# Hi everyone



## ev1lchris (Aug 9, 2014)

I'm going to be teaching in Zhengzhou and just wanted to say hello.

I went to Asia and returned about four months ago. Living in the States just doesn't cut it anymore.

Hope to get to know some of you.


----------



## Eric in china (Jul 8, 2014)

I worked in Zengzhou for a couple of years, not a bad place to be. I am now on the east coast and been in China for the last 20 years.


----------



## ev1lchris (Aug 9, 2014)

Hi Eric. Where are you now?


----------



## Eric in china (Jul 8, 2014)

ev1lchris said:


> Hi Eric. Where are you now?


At the present I am in Jiangsu province in a small city named Hai'an, just north of Shanghai, by the end of this year will move to Wushi for a few months and then off to Chongqing in Sichuan as a share holder in a business there and that is where I will probably buy a home and settle down.

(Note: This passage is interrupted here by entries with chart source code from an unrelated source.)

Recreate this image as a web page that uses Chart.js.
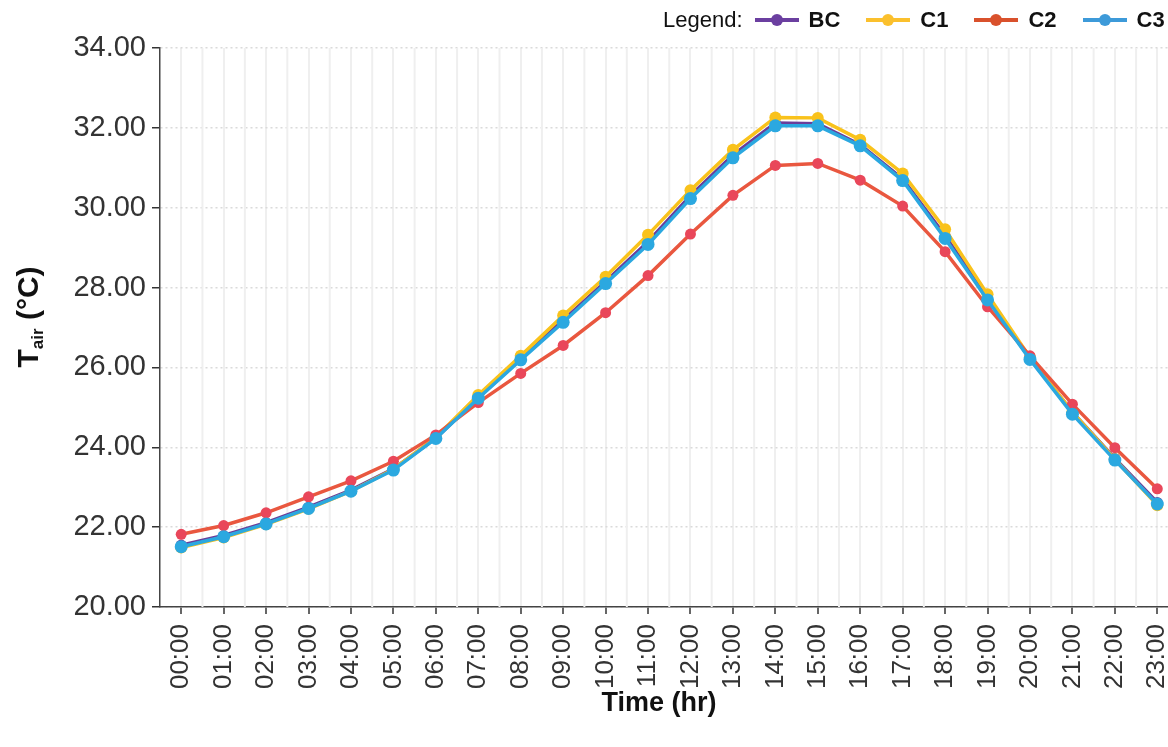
<!DOCTYPE html>
<html>
<head>
<meta charset="utf-8">
<script src="https://cdn.jsdelivr.net/npm/chart.js@4.4.1/dist/chart.umd.min.js"></script>
<style>
  body { margin: 0; background: #fff; overflow: hidden; }
  #wrap { position: relative; width: 1185px; height: 747px; }
  #legend {
    position: absolute; left: 663px; top: 7px;
    display: flex; align-items: center;
    font-family: "Liberation Sans", Arial, sans-serif; font-size: 22px; color: #111;
  }
  #legend .sym { position: relative; width: 44px; height: 24px; margin: 0 10px 0 12px; }
  #legend .sym i { position: absolute; left: 0; right: 0; top: 10px; height: 4px; }
  #legend .sym b { position: absolute; left: 16px; top: 6px; width: 12px; height: 12px; border-radius: 50%; }
  #legend .lab { font-weight: bold; margin-right: 14px; }
</style>
</head>
<body>
<div id="wrap">
  <canvas id="myChart" width="1185" height="747"></canvas>
  <div id="legend"><span>Legend:</span></div>
</div>
<script>
const hours = ["00:00", "01:00", "02:00", "03:00", "04:00", "05:00", "06:00", "07:00",
  "08:00", "09:00", "10:00", "11:00", "12:00", "13:00", "14:00", "15:00",
  "16:00", "17:00", "18:00", "19:00", "20:00", "21:00", "22:00", "23:00"];

const bc = [21.55, 21.79, 22.11, 22.50, 22.93, 23.46, 24.23, 25.25, 26.22, 27.18, 28.15, 29.15,
  30.30, 31.32, 32.12, 32.10, 31.58, 30.72, 29.30, 27.74, 26.22, 24.88, 23.72, 22.62];
const c1 = [21.49, 21.74, 22.07, 22.46, 22.90, 23.45, 24.25, 25.31, 26.29, 27.30, 28.27, 29.32,
  30.44, 31.45, 32.26, 32.25, 31.70, 30.86, 29.46, 27.83, 26.25, 24.88, 23.70, 22.55];
const c2 = [21.82, 22.04, 22.36, 22.76, 23.16, 23.65, 24.31, 25.12, 25.85, 26.55, 27.37, 28.30,
  29.34, 30.31, 31.06, 31.11, 30.69, 30.04, 28.90, 27.52, 26.29, 25.08, 23.99, 22.96];
const c3 = [21.51, 21.76, 22.08, 22.47, 22.90, 23.43, 24.22, 25.23, 26.19, 27.13, 28.10, 29.08,
  30.23, 31.25, 32.05, 32.05, 31.55, 30.68, 29.23, 27.69, 26.20, 24.83, 23.68, 22.58];

const yTicks = [20, 22, 24, 26, 28, 30, 32, 34];

// order: lower number is drawn on top
const series = [
  { name: "BC", data: bc, line: "#6a3d9a", dot: "#6a3d9a", key: "#6b3fa0", r: 5.5, order: 3 },
  { name: "C1", data: c1, line: "#f9c21b", dot: "#f9c21b", key: "#fbc02d", r: 6, order: 2 },
  { name: "C2", data: c2, line: "#e9573f", dot: "#e9475a", key: "#d9512c", r: 5.5, order: 1 },
  { name: "C3", data: c3, line: "#2ba8e0", dot: "#2ba8e0", key: "#3d9ad9", r: 6.5, order: 0 }
];

// html legend
const legend = document.getElementById("legend");
series.forEach(s => {
  const sym = document.createElement("span");
  sym.className = "sym";
  sym.innerHTML = `<i style="background:${s.key}"></i><b style="background:${s.key}"></b>`;
  const lab = document.createElement("span");
  lab.className = "lab";
  lab.textContent = s.name;
  legend.appendChild(sym);
  legend.appendChild(lab);
});

const font = "'Liberation Sans', Arial, sans-serif";

// light vertical lines half way between the hours + axis titles
const extras = {
  id: "extras",
  beforeDatasetsDraw(chart) {
    const { ctx, chartArea, scales: { x } } = chart;
    ctx.save();
    ctx.strokeStyle = "#efefef";
    ctx.lineWidth = 2;
    for (let i = 0; i < hours.length; i++) {
      const px = (x.getPixelForValue(i) + x.getPixelForValue(i + 1)) / 2;
      ctx.beginPath();
      ctx.moveTo(px, chartArea.top);
      ctx.lineTo(px, chartArea.bottom);
      ctx.stroke();
    }
    ctx.restore();
  },
  afterDraw(chart) {
    const ctx = chart.ctx;
    ctx.save();
    ctx.fillStyle = "#111";
    ctx.textBaseline = "middle";
    ctx.textAlign = "center";
    ctx.font = "bold 27px " + font;
    ctx.fillText("Time (hr)", 659, 704);

    // y title with subscript
    ctx.translate(30, 317);
    ctx.rotate(-Math.PI / 2);
    const big = "bold 30px " + font, small = "bold 17px " + font;
    ctx.font = big; const w1 = ctx.measureText("T").width;
    const w3 = ctx.measureText(" (°C)").width;
    ctx.font = small; const w2 = ctx.measureText("air").width;
    let xx = -(w1 + w2 + w3) / 2;
    ctx.textAlign = "left";
    ctx.font = big; ctx.fillText("T", xx, 0); xx += w1;
    ctx.font = small; ctx.fillText("air", xx, 8); xx += w2;
    ctx.font = big; ctx.fillText(" (°C)", xx, 0);
    ctx.restore();
  }
};

const ctx = document.getElementById("myChart");

new Chart(ctx, {
  type: "line",
  data: {
    labels: hours,
    datasets: series.map(s => ({
      label: s.name,
      data: s.data,
      order: s.order,
      borderColor: s.line,
      backgroundColor: s.dot,
      pointBackgroundColor: s.dot,
      pointBorderWidth: 0,
      pointRadius: s.r,
      borderWidth: 3.5,
      tension: 0
    }))
  },
  options: {
    responsive: false,
    animation: false,
    layout: { padding: { top: 48, right: 2, left: 0, bottom: 0 } },
    plugins: { legend: { display: false }, tooltip: { enabled: false } },
    scales: {
      x: {
        offset: true,
        afterFit: s => { s.height = 140; s.paddingLeft = 0; s.paddingRight = 0; },
        grid: { color: "#efefef", lineWidth: 2, tickColor: "#333", tickLength: 7, tickWidth: 1.5 },
        border: { color: "#444", width: 1.5 },
        ticks: {
          autoSkip: false, minRotation: 90, maxRotation: 90, padding: 10,
          color: "#333", font: { family: font, size: 26 }
        }
      },
      y: {
        min: 20, max: 34,
        afterFit: s => { s.width = 160; s.paddingTop = 0; s.paddingBottom = 0; },
        afterBuildTicks: s => { s.ticks = yTicks.map(v => ({ value: v })); },
        grid: { color: "#dadada", lineWidth: 1.5, tickColor: "#333", tickLength: 8, tickWidth: 1.5 },
        border: { color: "#444", width: 1.5, dash: [2, 3] },
        ticks: {
          padding: 6, color: "#333", font: { family: font, size: 29 },
          callback: v => Number(v).toFixed(2)
        }
      }
    }
  },
  plugins: [extras]
});
</script>
</body>
</html>
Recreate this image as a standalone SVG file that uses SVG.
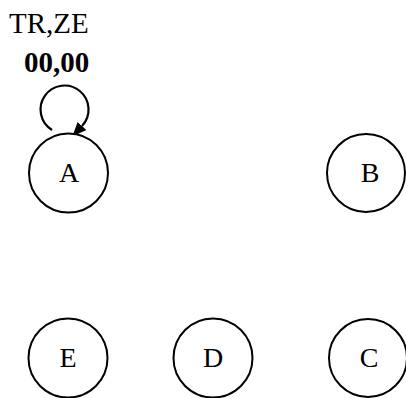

I was in Zhengzhu recently to do a little business with an old friend who is the GM of Join Auto, a big name in that city. They are still building the underground so the roads are somewhat messed up. I have my own car so when I worked there I got time to visit all the local cities and there is a lot to see, not least of which is the Sholin Temple.


----------



## Zhongshan Billy (May 18, 2014)

I have my own car here Eric but cannot officially drive it. My wife drives me everywhere, especially nuts in traffic. Problem is that I have reached an age where they will not exchange my UK licence for a Chinese one. I have a good drivers record, and passed the 100 question test but age defeated me.

I am looking for someone who has an address in Belgium! 

Belgium driving licences are the only ones accepted in China by the Police.

Zhongshan Billy


----------



## Eric in china (Jul 8, 2014)

Zhongshan Billy said:


> I have my own car here Eric but cannot officially drive it. My wife drives me everywhere, especially nuts in traffic. Problem is that I have reached an age where they will not exchange my UK licence for a Chinese one. I have a good drivers record, and passed the 100 question test but age defeated me.
> 
> I am looking for someone who has an address in Belgium!
> 
> ...


Even with a Belgique drivers license the age bit will still stop you. I turned 62 yesterday but have had my license for many years so I need a medical stamp in a little separate driving book each year.

There are ways around this but it costs money, pm me and I will give an idea. The annual medical I never take it, wife sends the book to a certain person and he stamps it, there is a way around everything in this country.


----------